What Detroit would want back is where the tricky. Smith is a pending UFA who wasn’t being used in vital situations and, to top it off, is still recovering from a knee injury, so I can’t imagine his return is super high. That works in Toronto’s benefit; particularly the UFA part, meaning he won’t take up a protection spot in the Expansion Draft. Green will, however, as he has one year remaining on his deal. Combine that with another decent season, and Detroit could probably easily get a first round pick and a sweetener if they decided to blow it up.
But again, there’s that skepticism that they want to. With that in mind, maybe Toronto can get creative. Needing to likely protect Green means either risking Connor Carrick or protecting eight skaters instead of seven forwards and three defencemen. With this in mind, maybe it’s worth putting one of Tyler Bozak (who is riding a high in value at the moment and would have to be seen as more valuable than Riley Sheahan), Leo Komarov (Detroit loves forecheckers as much as they love entertaining Europeans, and he’s both), or Matt Martin (who they also tried to sign) into an offer.
Maybe it’s worth putting both of Matt Hunwick and Roman Polak into the mix, since they’d be the pair being replaced, the Red Wings would need bodies, and with expiring deals, they could always re-flip them at the end of February. If they want prospects, names like Josh Leivo, Kerby Rychel, and Viktor Loov (who all need protection in theory) could be options, as could Andreas Johnsson, who fits the stereotypical “early 20’s Swede” mold of the Red Wings but hasn’t been the same since his concussion last spring. There’s also the vet trio of Milan Michalek, Colin Greening, and Brooks Laich below on the Marlies, but I don’t know how much value any of them have, if any.
What would the right combination of all these pieces (and perhaps others) be to get a deal done? I don’t know. But that’s the direction I’d start with. There are a lot of players at Toronto’s disposal here that could be pitched to the Red Wings as being important to their way of playing the game, that could help them keep the streak alive (while also not being enough actually to do it without a miracle). They could pitch a move that they themselves would never do in Ken Holland’s shoes while knowing what Holland is prone to wanting in the past and what the greater team goal appears to be in the present.
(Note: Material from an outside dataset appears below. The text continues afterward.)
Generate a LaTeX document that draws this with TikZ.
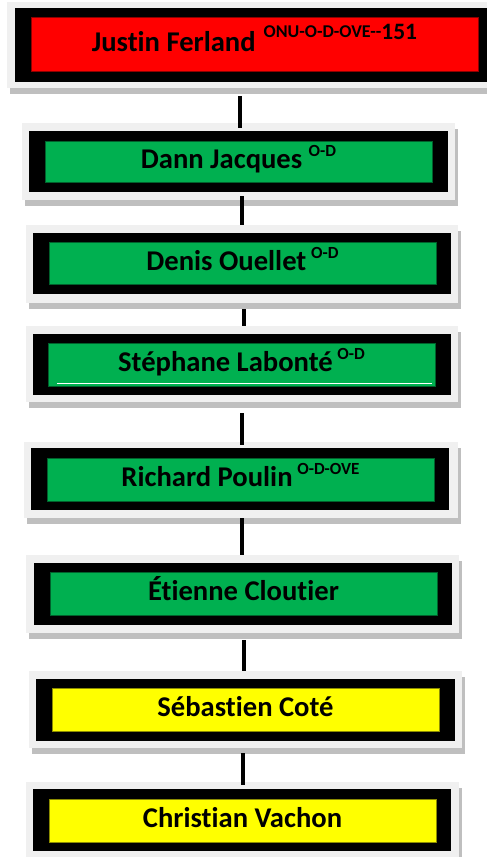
\documentclass[tikz,border=0pt]{standalone}
\usepackage{fontspec}
\setmainfont[Ligatures={TeX,NoCommon}]{Carlito}
\usetikzlibrary{shadows}
\definecolor{ogreen}{HTML}{00B050}
\definecolor{ored}{HTML}{FF0000}
\definecolor{oyellow}{HTML}{FFFF00}
\definecolor{oframe}{HTML}{F0F0F0}
\definecolor{oshadow}{HTML}{BFBFBF}
\newcommand{\supa}[1]{\smash{\raisebox{12pt}{\fontsize{17}{17}\selectfont #1}}}
\begin{document}
\begin{tikzpicture}[x=1pt,y=-1pt,
  frame/.style={rectangle, inner sep=0pt, outer sep=0pt, fill=oframe,
    drop shadow={shadow xshift=3pt, shadow yshift=-6pt, fill=oshadow, opacity=1}},
  blackbox/.style={rectangle, inner sep=0pt, outer sep=0pt, fill=black},
  cbox/.style={rectangle, inner sep=0pt, outer sep=0pt, fill=#1, draw=#1!55!black, line width=0.6pt,
    text height=20.5pt, text depth=6.5pt, font=\fontsize{28.6}{28.6}\selectfont\bfseries},
  conn/.style={line width=4pt, draw=black}]
\useasboundingbox (0,0) rectangle (487,857);

% Box 1
\node[frame, minimum width=494pt, minimum height=86pt] (f1) at (254,45) {};
\node[blackbox, minimum width=479pt, minimum height=74pt] (b1) at (254.5,45) {};
\node[cbox=ored, minimum width=447pt, minimum height=54pt] (c1) at (254.5,44)
  {Justin Ferland\hspace*{8pt}\smash{\raisebox{14pt}{\fontsize{18}{18}\selectfont ONU-O-D-OVE-{}-}}\smash{\raisebox{12pt}{\fontsize{23.5}{23.5}\selectfont 151}}};

% Box 2
\node[frame, minimum width=433pt, minimum height=77pt] (f2) at (238.5,161.5) {};
\node[blackbox, minimum width=419pt, minimum height=61pt] (b2) at (238.5,161.5) {};
\node[cbox=ogreen, minimum width=387pt, minimum height=41pt] (c2) at (238.5,161.5)
  {Dann Jacques \supa{O-D}};

% Box 3
\node[frame, minimum width=432pt, minimum height=78pt] (f3) at (242,264) {};
\node[blackbox, minimum width=418pt, minimum height=61pt] (b3) at (242,263.5) {};
\node[cbox=ogreen, minimum width=387pt, minimum height=42pt] (c3) at (242.5,263)
  {Denis Ouellet\,\supa{O-D}};

% Box 4
\node[frame, minimum width=432pt, minimum height=76pt] (f4) at (242,364) {};
\node[blackbox, minimum width=418pt, minimum height=61pt] (b4) at (242,364.5) {};
\node[cbox=ogreen, minimum width=387pt, minimum height=43pt] (c4) at (241.5,364.5)
  {Stéphane Labonté\,\supa{O-D}};
\draw[white, line width=1pt] ([xshift=9pt,yshift=2.5pt]c4.south west) -- ([xshift=-3pt,yshift=2.5pt]c4.south east);

% Box 5
\node[frame, minimum width=434pt, minimum height=76pt] (f5) at (241,480) {};
\node[blackbox, minimum width=418pt, minimum height=62pt] (b5) at (240,479) {};
\node[cbox=ogreen, minimum width=387pt, minimum height=43pt] (c5) at (240.5,479.5)
  {Richard Poulin\,\supa{O-D-OVE}};

% Box 6
\node[frame, minimum width=433pt, minimum height=78pt] (f6) at (242.5,594) {};
\node[blackbox, minimum width=418pt, minimum height=62pt] (b6) at (243,594) {};
\node[cbox=ogreen, minimum width=387pt, minimum height=43pt] (c6) at (243.5,593.5)
  {Étienne Cloutier};

% Box 7
\node[frame, minimum width=433pt, minimum height=77pt] (f7) at (245.5,709.5) {};
\node[blackbox, minimum width=419pt, minimum height=62pt] (b7) at (245.5,710) {};
\node[cbox=oyellow, minimum width=387pt, minimum height=43pt] (c7) at (245.5,709.5)
  {Sébastien Coté};

% Box 8
\node[frame, minimum width=433pt, minimum height=78pt] (f8) at (242.5,821) {};
\node[blackbox, minimum width=418pt, minimum height=62pt] (b8) at (242,820) {};
\node[cbox=oyellow, minimum width=387pt, minimum height=43pt] (c8) at (242.5,820.5)
  {Christian Vachon};

% Connectors
\draw[conn] ([yshift=-8pt]f1.south -| c2.north) ++(1.5pt,0) -- ([xshift=1.5pt,yshift=-5pt]f2.north);
\draw[conn] ([xshift=3.5pt,yshift=4pt]f2.south) -- ([xshift=3.5pt]f2.south |- f3.north);
\draw[conn] ([xshift=2pt,yshift=-6pt]f3.south) -- ([xshift=2pt]f3.south |- f4.north) ++(0,7pt);
\draw[conn] ([yshift=-11pt]f4.south -| c5.north) ++(1.5pt,0) -- ([xshift=1.5pt,yshift=-3pt]c5.north |- f5.north);
\draw[conn] ([xshift=1pt]f5.south) -- ([xshift=1pt]f5.south |- f6.north) ++(0,-5pt);
\draw[conn] ([xshift=1.5pt,yshift=-7pt]f6.south) -- ([xshift=1.5pt]f6.south |- f7.north);
\draw[conn] ([xshift=-2.5pt,yshift=-5pt]f7.south) -- ([xshift=-2.5pt,yshift=-3pt]f7.south |- f8.north);
\end{tikzpicture}
\end{document}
If that doesn’t work, and Detroit comes to their senses, it could also be worth giving up the sufficient level of supplementary prospects-picks while selling off a few of the aforementioned names to others to recuperate.
At the end of the day, I’m relatively content with the idea of sticking to what the Leafs have for the rest of the season and focusing the team’s efforts into making bigger leaps forward in the summer. But winning is about maximizing strengths and values, and if pitched correctly, there may be an opportunity here to make a cost effective and strength-encouraging upgrade to an entire defensive pair. Having three duos at the team’s disposal who can skate, cycle, pass, and contribute to a strong forward core seems like the way to go, and if Detroit really is going for it and the market really only cares about the defensive side of being a defencemen, this might be the most efficient and fastest way to make that leap forward.